Deeper down, the mime types are defined in /usr/local/share/applications/mimeinfo.cache (this may be /usr/share/… if you are not on a FreeBSD system), which does list application/pdf=inkscape.desktop;evince.desktop;. Both evince.desktop and inkscape.desktop in that folder contain MimeType=[…]application/pdf;[…].

The mimeinfo.cache is automatically generated from the mime types listed in the .desktop files without any well-defined order, so you will have to either remove the PDF mime type from Inkscape and regenerate the cache using update-mime-database, or generate a mimeapps.list (either globally in /usr/local/share/applications/, or for your user in ~/.local/share/applications/mimeapps.list).

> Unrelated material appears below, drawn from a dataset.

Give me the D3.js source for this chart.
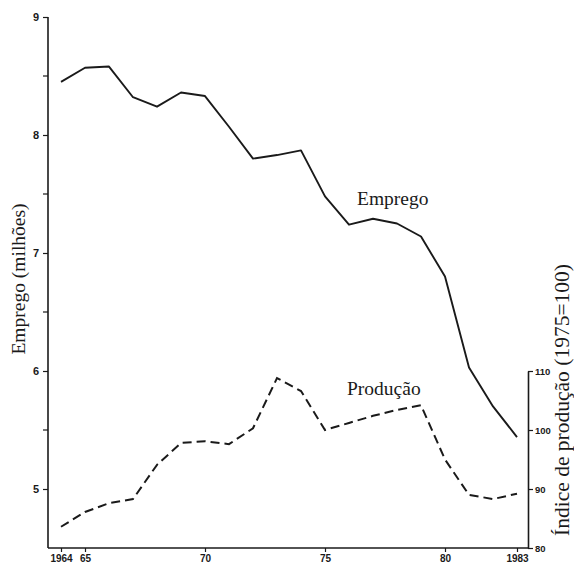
<!DOCTYPE html>
<html>
<head>
<meta charset="utf-8">
<script src="https://cdn.jsdelivr.net/npm/d3@7"></script>
<style>
  html, body { margin: 0; padding: 0; background: #fff; }
  svg { display: block; }
</style>
</head>
<body>
<div id="chart"></div>
<script>
// ---- data ----
const years = [1964,1965,1966,1967,1968,1969,1970,1971,1972,1973,1974,1975,1976,1977,1978,1979,1980,1981,1982,1983];
const emprego = [8.45,8.57,8.58,8.32,8.24,8.36,8.33,8.07,7.80,7.83,7.87,7.48,7.24,7.29,7.25,7.14,6.80,6.03,5.70,5.44];
const producao = [83.6,86.1,87.6,88.3,94.1,97.8,98.1,97.6,100.3,108.8,106.6,100.0,101.2,102.4,103.4,104.2,95.0,89.0,88.3,89.2];
const xTickValues = [1964,1965,1970,1975,1980,1983];
const xTickLabels = ["1964","65","70","75","80","1983"];
const leftTickValues = [5,6,7,8,9];
const leftMinorTicks = [5.5,6.5,7.5,8.5];
const rightTickValues = [80,90,100,110];
const leftTitle = "Emprego (milhões)";
const rightTitle = "Índice de produção (1975=100)";
const seriesLabels = ["Emprego","Produção"];

// ---- layout ----
const W = 574, H = 566;
const x0 = 48, x1 = 528, yBottom = 548, yTop = 17;

const svg = d3.select("#chart").append("svg").attr("width", W).attr("height", H);

const x = d3.scaleLinear().domain([1964,1983]).range([61,517]);
const yL = d3.scaleLinear().domain([4.5,9]).range([yBottom,yTop]);
// right axis: 10 index points = 0.5 million on left scale
const yR = d3.scaleLinear().domain([80,110]).range([yBottom, yL(6.0)]);

const ink = "#1a1a1a";

// left axis
const gL = svg.append("g").attr("transform", `translate(${x0},0)`)
  .call(d3.axisLeft(yL).tickValues(leftTickValues).tickSize(5).tickSizeOuter(0).tickFormat(d3.format("d")));
gL.append("g").selectAll("line").data(leftMinorTicks).join("line")
  .attr("x1",-5).attr("x2",0).attr("y1",d=>yL(d)).attr("y2",d=>yL(d)).attr("stroke",ink).attr("stroke-width",1.2);
gL.select(".domain").attr("d", `M0,${yTop}V${yBottom}`);

// bottom axis
const gB = svg.append("g").attr("transform", `translate(0,${yBottom})`)
  .call(d3.axisBottom(x).tickValues(xTickValues).tickSize(4).tickSizeOuter(0)
    .tickFormat((d,i)=>xTickLabels[i]));
gB.select(".domain").attr("d", `M${x0},0H${x1}`);

// right axis
const gR = svg.append("g").attr("transform", `translate(${x1},0)`)
  .call(d3.axisRight(yR).tickValues(rightTickValues).tickSize(5).tickSizeOuter(0).tickFormat(d3.format("d")));

[gL,gB,gR].forEach(g=>{
  g.select(".domain").attr("stroke",ink).attr("stroke-width",1.6);
  g.selectAll(".tick line").attr("stroke",ink).attr("stroke-width",1.2);
  g.selectAll(".tick text").attr("fill",ink).attr("font-family","Liberation Sans, Arial, sans-serif").attr("font-weight","bold");
});
gL.selectAll(".tick text").attr("font-size",11).attr("x",-9);
gB.selectAll(".tick text").attr("font-size",10).attr("y",7);
gR.selectAll(".tick text").attr("font-size",9.5).attr("x",7);

// lines
const lineE = d3.line().x((d,i)=>x(years[i])).y(d=>yL(d));
const lineP = d3.line().x((d,i)=>x(years[i])).y(d=>yR(d));

svg.append("path").datum(emprego).attr("d",lineE)
  .attr("fill","none").attr("stroke",ink).attr("stroke-width",1.9).attr("stroke-linejoin","round");
svg.append("path").datum(producao).attr("d",lineP)
  .attr("fill","none").attr("stroke",ink).attr("stroke-width",2).attr("stroke-dasharray","9,5");

// series labels
svg.append("text").attr("x",357).attr("y",205).text(seriesLabels[0])
  .attr("font-family","Liberation Serif, serif").attr("font-size",19.5).attr("fill",ink);
svg.append("text").attr("x",347).attr("y",395).text(seriesLabels[1])
  .attr("font-family","Liberation Serif, serif").attr("font-size",19.5).attr("fill",ink);

// axis titles
svg.append("text").attr("transform","translate(25,279) rotate(-90)")
  .attr("text-anchor","middle").text(leftTitle)
  .attr("font-family","Liberation Serif, serif").attr("font-size",19.5).attr("fill",ink);
svg.append("text").attr("transform","translate(569,400) rotate(-90)")
  .attr("text-anchor","middle").text(rightTitle)
  .attr("font-family","Liberation Serif, serif").attr("font-size",21.5).attr("fill",ink);
</script>
</body>
</html>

In Firefox 38.8.0 ESR, under Debian Lenny with GNOME 2, I discovered that the application associated via XDG (described in the answer by the OP) is used only when opening a downloaded file from Downloads in the Library.

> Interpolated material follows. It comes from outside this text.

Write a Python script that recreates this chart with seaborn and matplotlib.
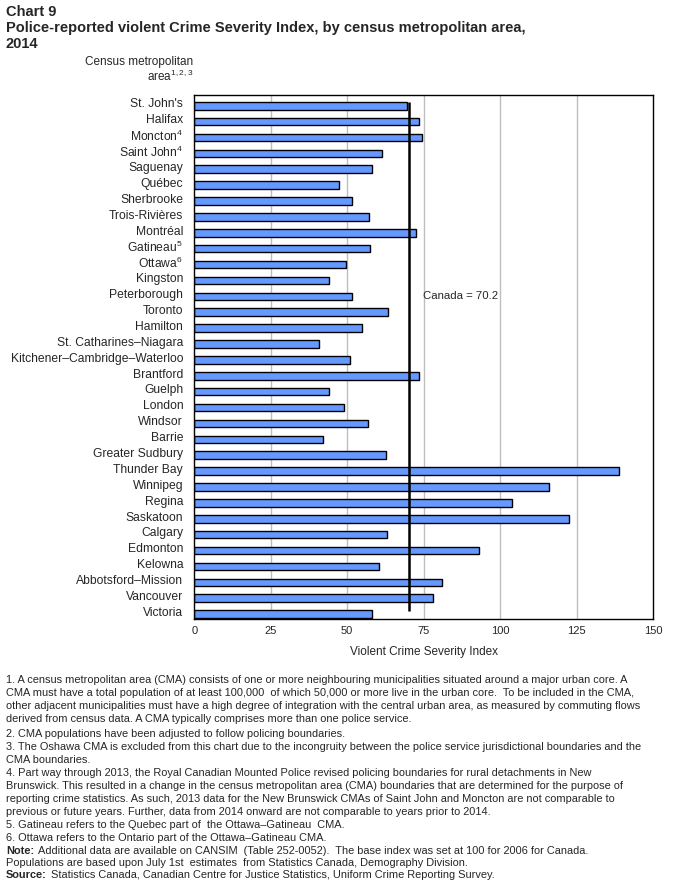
import matplotlib
matplotlib.use("Agg")
import matplotlib.pyplot as plt
import matplotlib.transforms as mtransforms
import seaborn as sns
import pandas as pd

# ---------------- data ----------------
cma = ["St. John's", "Halifax", "Moncton$^{\\mathrm{4}}$", "Saint John$^{\\mathrm{4}}$", "Saguenay",
       "Québec", "Sherbrooke", "Trois-Rivières", "Montréal", "Gatineau$^{\\mathrm{5}}$",
       "Ottawa$^{\\mathrm{6}}$", "Kingston", "Peterborough", "Toronto", "Hamilton",
       "St. Catharines–Niagara", "Kitchener–Cambridge–Waterloo", "Brantford", "Guelph",
       "London", "Windsor", "Barrie", "Greater Sudbury", "Thunder Bay", "Winnipeg",
       "Regina", "Saskatoon", "Calgary", "Edmonton", "Kelowna", "Abbotsford–Mission",
       "Vancouver", "Victoria"]
csi = [69.7, 73.4, 74.4, 61.4, 58.1,
       47.4, 51.6, 57.1, 72.4, 57.4,
       49.6, 44.1, 51.6, 63.4, 54.9,
       40.9, 50.9, 73.4, 44.1,
       49.1, 56.9, 42.1, 62.8, 138.8, 116.1,
       104.0, 122.6, 63.1, 93.2, 60.5, 81.0,
       78.1, 58.1]
canada_value = 70.2
x_ticks = [0, 25, 50, 75, 100, 125, 150]

title_lines = ["Chart 9",
               "Police-reported violent Crime Severity Index, by census metropolitan area,",
               "2014"]
y_axis_title = ["Census metropolitan", "area$^{\\mathrm{1,2,3}}$"]
x_axis_title = "Violent Crime Severity Index"
canada_label = "Canada = 70.2"

notes = [
    ("1. A census metropolitan area (CMA) consists of one or more neighbouring municipalities situated around a major urban core. A", None),
    ("CMA must have a total population of at least 100,000  of which 50,000 or more live in the urban core.  To be included in the CMA,", None),
    ("other adjacent municipalities must have a high degree of integration with the central urban area, as measured by commuting flows", None),
    ("derived from census data. A CMA typically comprises more than one police service.", None),
    ("2. CMA populations have been adjusted to follow policing boundaries.", None),
    ("3. The Oshawa CMA is excluded from this chart due to the incongruity between the police service jurisdictional boundaries and the", None),
    ("CMA boundaries.", None),
    ("4. Part way through 2013, the Royal Canadian Mounted Police revised policing boundaries for rural detachments in New", None),
    ("Brunswick. This resulted in a change in the census metropolitan area (CMA) boundaries that are determined for the purpose of", None),
    ("reporting crime statistics. As such, 2013 data for the New Brunswick CMAs of Saint John and Moncton are not comparable to", None),
    ("previous or future years. Further, data from 2014 onward are not comparable to years prior to 2014.", None),
    ("5. Gatineau refers to the Quebec part of  the Ottawa–Gatineau  CMA.", None),
    ("6. Ottawa refers to the Ontario part of the Ottawa–Gatineau CMA.", None),
    ("Additional data are available on CANSIM  (Table 252-0052).  The base index was set at 100 for 2006 for Canada.", "Note:"),
    ("Populations are based upon July 1st  estimates  from Statistics Canada, Demography Division.", None),
    ("Statistics Canada, Canadian Centre for Justice Statistics, Uniform Crime Reporting Survey.", "Source:"),
]
note_y = [680, 693, 706, 719, 734, 747, 760, 773, 786, 799, 812, 825, 838, 851, 863, 875]

df = pd.DataFrame({"cma": list(range(len(cma))), "csi": csi})

# ---------------- style ----------------
sns.set_style("white")
plt.rcParams["font.family"] = ["Liberation Sans", "DejaVu Sans"]
plt.rcParams["mathtext.fontset"] = "custom"
plt.rcParams["mathtext.rm"] = "Liberation Sans"
plt.rcParams["mathtext.it"] = "Liberation Sans:italic"
plt.rcParams["mathtext.bf"] = "Liberation Sans:bold"

W, H = 678, 884
fig = plt.figure(figsize=(W / 100, H / 100), dpi=100)
left, right, top, bottom = 194.3, 653, 95, 619.3
ax = fig.add_axes([left / W, 1 - bottom / H, (right - left) / W, (bottom - top) / H])

sns.barplot(data=df, x="csi", y="cma", orient="h", ax=ax, color="#6699FF",
            saturation=1, width=0.48, edgecolor="black", linewidth=1.0, native_scale=True)

ax.set_xlim(0, 150)
ax.set_ylim(32.327, -0.673)
ax.set_xticks(x_ticks)
ax.set_xticklabels([str(t) for t in x_ticks], fontsize=8)
ax.set_yticks(range(len(cma)))
ax.set_yticklabels(cma, fontsize=8.7)
ax.tick_params(axis="both", length=0, pad=5)
ax.tick_params(axis="y", pad=8)
offset = mtransforms.ScaledTranslation(0, 2.7 / 100, fig.dpi_scale_trans)
for lab in ax.get_yticklabels():
    lab.set_transform(lab.get_transform() + offset)
ax.set_xlabel(x_axis_title, fontsize=8.5, labelpad=7)
ax.set_ylabel("")

for v in x_ticks[1:-1]:
    ax.axvline(v, color="#BEBEBE", lw=1.0, zorder=0)
ax.vlines(canada_value, -0.24, 31.8, color="black", lw=1.8, zorder=5)
ax.text(74.8, 11.98, canada_label, fontsize=8.2, va="center", ha="left")

for s in ax.spines.values():
    s.set_visible(True)
    s.set_color("black")
    s.set_linewidth(1.0)

# ---------------- titles ----------------
for i, t in enumerate(title_lines):
    fig.text(6 / W, 1 - (12 + 16 * i) / H, t, fontsize=10.5, fontweight="bold", va="center", ha="left")
fig.text(193 / W, 1 - 62 / H, y_axis_title[0], fontsize=8.5, ha="right", va="center")
fig.text(193 / W, 1 - 76 / H, y_axis_title[1], fontsize=8.5, ha="right", va="center")

# ---------------- notes ----------------
nfs = 7.95
for (txt, lead), y in zip(notes, note_y):
    if lead is None:
        fig.text(6 / W, 1 - y / H, txt, fontsize=nfs, ha="left", va="center")
    else:
        t = fig.text(6 / W, 1 - y / H, lead, fontsize=nfs, fontweight="bold", ha="left", va="center")
        fig.canvas.draw()
        bb = t.get_window_extent()
        fig.text((bb.x1 + 4) / W, 1 - y / H, txt, fontsize=nfs, ha="left", va="center")

fig.savefig("out.png", dpi=100)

And even there, the implementation gives results inconsistent with xdg-open as it ignores GNOME-specific paths (in my case /usr/share/gnome/applications/defaults.list, which is a symlink to /etc/gnome-vfs-2.0/defaults.list). I had to specify application/pdf=evince.desktop in my ~/.local/share/applications/defaults.list. (Note that defaults.list was merged in mimeapps.list in more recent versions of XDG.)

Instead of XDG, metamail capabilities (mailcap) are used to resolve the associated application for the following use cases:

  • opening downloaded file from the download panel (displayed after pressing the download button in toolbar)
  • default application in the drop-down in file download dialog
  • default application in the drop-down in Preferences → Applications (about:preferences#applications)

The preference in about:preferences#applications is used when navigating to an URL with that content type, unless download is forced.

Mailcap is a mechanism older than XDG and has its roots in e-mail, where MIME comes from, too. The run-mailcap utility is analogical to xdg-open. Its configuration comprises three files (in decreasing precedence):

  • ~/.mailcap — user entries
  • /etc/mailcap.order — system-wide entries ordering specification
  • /etc/mailcap — system-wide entries (same format as user entries)

Together they produce a list of one-line entries that specify the application to be used for any given MIME type. The entries are matched top-down, so what comes first takes precedence.

To make a system-wide change of entries precedence, you need to edit /etc/mailcap.order and run update-mime.

To override some of the entries or specify your own, system-wide, you need to edit the top section (meant for manually created entries) of /etc/mailcap and run update-mime. See the comments in the top section.

For user entries and overrides, use ~/.mailcap. The changes take effect immediately. No ~/.mailcap.order exists; if you want to change entries precedence, reorder them physically (if they are in ~/.mailcap), or override them with the preferred version (if they are in /etc/mailcap).

See man update-mime, man mailcap and man mailcap.order.

Note that some applications use generic utilities (such as x-www-browser or pager) instead of detection of the preferred application. You may need to use update-alternatives or a similar mechanism for choosing the preferred implementation of a generic utility in your distro. Or, to override a system-wide preferred alternative for a specific user, set environment variables such as EDITOR (or VISUAL), PAGER and BROWSER. They are supported by sensible-browser and other, often more specific tools (e.g. git commit uses EDITOR and VISUAL).